Reward structure in games is the main tool to manipulate what the playerbase will focus on. If Blizzard wants to kill challenging end game and make it for the sub 10k players that will play it "only for the challenge" and cater to some "e-sports" crowd, so be it, BFA is on the straight track towards it, the problem is most of that challenging end game requires other players to group with, so shrinking that pool makes it harder to find other players interested in that content to play with.
It also forces people to grind menial world quests / rares to min max their gear for pvp, m+ or raiding, which again makes more people quit because they can no longer min max to the extent they wish, or spend their limited time on activities they enjoy instead of activities that are "gatekeepers".
If the casual gear was let's say 10% worse than the best gear in the game, do you think casuals would even notice? Since they don't min-max, don't sim, don't follow guides, just loot & equip? But then anyone who would have aspirations for more, and start researching, reading guides, optimizing etc. would see there's a room to grow and better loot to obtain, and the game doesn't end at grinding rares and world quests.
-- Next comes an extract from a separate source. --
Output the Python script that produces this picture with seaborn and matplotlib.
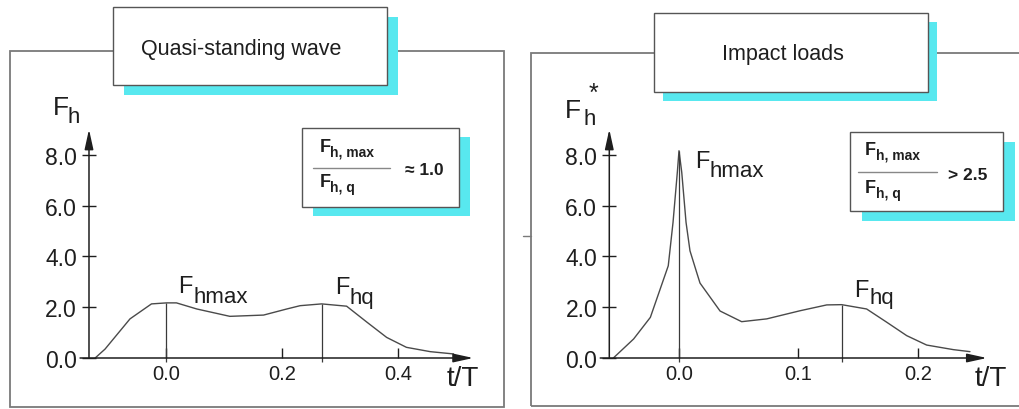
import matplotlib.pyplot as plt
import matplotlib.patches as patches
from matplotlib.lines import Line2D
import seaborn as sns

sns.set_style('white')
plt.rcParams['font.family'] = ['Liberation Sans', 'DejaVu Sans']

# --- data ---
# quasi-standing wave
qs_t = [-0.122, -0.105, -0.062, -0.025, 0.001, 0.018, 0.053, 0.110, 0.168, 0.208,
        0.231, 0.268, 0.311, 0.346, 0.380, 0.414, 0.455, 0.495]
qs_f = [0.0, 0.35, 1.54, 2.13, 2.17, 2.17, 1.93, 1.64, 1.69, 1.93,
        2.06, 2.13, 2.04, 1.41, 0.81, 0.42, 0.25, 0.16]
qs_xticks = [0.0, 0.2, 0.4]
qs_mark_t = [0.0, 0.268]      # F_hmax, F_hq
qs_mark_f = [2.17, 2.13]

# impact loads
im_t = [-0.055, -0.038, -0.024, -0.009, -0.005, -0.0014, 0.0, 0.0023, 0.0059, 0.0092,
        0.0148, 0.0176, 0.026, 0.0344, 0.0525, 0.0735, 0.1014, 0.1238, 0.1363, 0.1572,
        0.174, 0.1908, 0.2075, 0.2298, 0.2438]
im_f = [0.0, 0.75, 1.60, 3.63, 5.34, 7.31, 8.16, 7.31, 5.34, 4.22,
        3.37, 2.95, 2.40, 1.85, 1.43, 1.54, 1.86, 2.09, 2.10, 1.93,
        1.41, 0.88, 0.51, 0.33, 0.25]
im_xticks = [0.0, 0.1, 0.2]
im_mark_t = [0.0, 0.1363]
im_mark_f = [8.16, 2.10]

yticks = [0.0, 2.0, 4.0, 6.0, 8.0]
titles = ['Quasi-standing wave', 'Impact loads']
ratios = ['\u2248 1.0', '> 2.5']

W, H = 1020, 410
CYAN = '#58e8ef'
LINE = '#555555'
INK = '#1e1e1e'

fig = plt.figure(figsize=(W / 100, H / 100), dpi=100)


def fx(px):
    return px / W


def fy(py):
    return 1 - py / H


def make_axes(x0, sx, xlim, y0, sy, ylim):
    # place axes so data maps to the picture's pixel scale
    left = x0 + xlim[0] * sx
    right = x0 + xlim[1] * sx
    bottom = y0 - ylim[0] * sy
    top = y0 - ylim[1] * sy
    ax = fig.add_axes([fx(left), fy(bottom), (right - left) / W, (bottom - top) / H])
    ax.set_xlim(xlim)
    ax.set_ylim(ylim)
    ax.patch.set_alpha(0)
    return ax


def rect(x0, y0, x1, y1, fc='white', ec=LINE, lw=1.0, z=2):
    fig.add_artist(patches.Rectangle((fx(x0), fy(y1)), (x1 - x0) / W, (y1 - y0) / H,
                                     transform=fig.transFigure, fc=fc, ec=ec, lw=lw, zorder=z))


def shadow_box(x0, y0, x1, y1, dx, dy):
    rect(x0 + dx, y0 + dy, x1 + dx, y1 + dy, fc=CYAN, ec='none', z=2)
    rect(x0, y0, x1, y1, z=2.1)


def txt(x, y, s, size, bold=False, ha='left'):
    fig.text(fx(x), fy(y), s, fontsize=size, ha=ha, va='baseline', color=INK,
             fontweight='bold' if bold else 'normal', zorder=3)


def hline(x0, x1, y, color=LINE, lw=1.0):
    fig.add_artist(Line2D([fx(x0), fx(x1)], [fy(y), fy(y)], transform=fig.transFigure,
                          color=color, lw=lw, zorder=3))


def draw_panel(ax, t, f, xticks, mark_t, mark_f, yaxis_x, xstart, xtip):
    sns.lineplot(x=t, y=f, ax=ax, color='#4a4a4a', lw=1.0)
    ax.vlines(mark_t, -0.15, mark_f, color='#3a3a3a', lw=0.9)
    for side in ['top', 'right', 'left', 'bottom']:
        ax.spines[side].set_visible(False)
    ax.spines['left'].set_position(('data', yaxis_x))
    ax.spines['bottom'].set_position(('data', 0))
    arrow = dict(arrowstyle='-|>,head_length=1.0,head_width=0.22', color=INK, lw=1.1,
                 shrinkA=0, shrinkB=0, mutation_scale=12)
    ax.annotate('', xy=(yaxis_x, 9.0), xytext=(yaxis_x, 0), arrowprops=arrow)
    ax.annotate('', xy=(xtip, 0), xytext=(xstart, 0), arrowprops=arrow)
    ax.set_yticks(yticks, labels=[f'{v:.1f}' for v in yticks])
    ax.set_xticks(xticks, labels=[f'{v:.1f}' for v in xticks])
    ax.tick_params(axis='y', direction='inout', length=10.5, width=1, color=INK,
                   labelcolor=INK, labelsize=16.5, pad=3.5, left=True)
    ax.tick_params(axis='x', direction='in', length=7, width=1, color=INK,
                   labelcolor=INK, labelsize=14.5, pad=4.5, bottom=True)
    ax.set_xlabel('')
    ax.set_ylabel('')


# outer frames
rect(10, 52, 504, 408, fc='none', ec='#7a7a7a', lw=1.3, z=1)
rect(531, 54, 1030, 407, fc='none', ec='#7a7a7a', lw=1.3, z=1)
hline(523, 531, 237, color='#7a7a7a')

# left panel
ax1 = make_axes(166, 580.75, (-0.16, 0.54), 359, 25.4, (-0.8, 9.4))
draw_panel(ax1, qs_t, qs_f, qs_xticks, qs_mark_t, qs_mark_f, -0.1326, -0.148, 0.529)

# right panel
ax2 = make_axes(679, 1193.5, (-0.08, 0.27), 359, 25.4, (-0.8, 9.4))
draw_panel(ax2, im_t, im_f, im_xticks, im_mark_t, im_mark_f, -0.0584, -0.066, 0.258)

# title boxes
shadow_box(113, 8, 387, 86, 11, 10)
txt(241, 55, titles[0], 15.5, ha='center')
shadow_box(654, 14, 928, 93, 9, 8.5)
txt(783, 60, titles[1], 15.5, ha='center')

# ratio boxes
shadow_box(302, 129, 459, 208, 11, 9)
txt(320, 151.7, 'F', 13, bold=True)
txt(330.5, 156.7, 'h, max', 10, bold=True)
hline(313, 390, 169, color='#888888')
txt(320, 187, 'F', 13, bold=True)
txt(330.5, 192.5, 'h, q', 10, bold=True)
txt(405, 175, ratios[0], 12.5, bold=True)

shadow_box(850, 133, 1003, 212, 12, 10)
txt(865, 155, 'F', 13, bold=True)
txt(876, 160, 'h, max', 10, bold=True)
hline(858, 937, 173, color='#888888')
txt(865, 193, 'F', 13, bold=True)
txt(876, 198, 'h, q', 10, bold=True)
txt(948, 180, ratios[1], 12.5, bold=True)

# axis and point labels, left
txt(52.7, 115, 'F', 19)
txt(68, 122.7, 'h', 16)
txt(178, 293, 'F', 17)
txt(194, 303, 'hmax', 16)
txt(335, 294.5, 'F', 17)
txt(349.5, 304.5, 'hq', 16)
txt(447, 386, 't/T', 20)

# axis and point labels, right
txt(565, 118.3, 'F', 19)
txt(584, 125, 'h', 16)
txt(588.5, 101, '*', 18)
txt(695, 168, 'F', 17)
txt(709.5, 177, 'hmax', 16)
txt(854, 296.7, 'F', 17)
txt(869.5, 304, 'hq', 16)
txt(975, 386, 't/T', 20)

fig.savefig('out.png', dpi=100)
It's quite hilarious that atm it's the casuals claiming that "benthic gear is good but not the best" since they don't sim, don't optimize and believe in ilvl. In the meanwhile raiders who do all that stuff say "for my spec the best gear for several slots is benthic gear with correct upgrades rolled on it". So basically, if that gear wasn't the best, casuals would lose nothing, they already believe it's "not the best".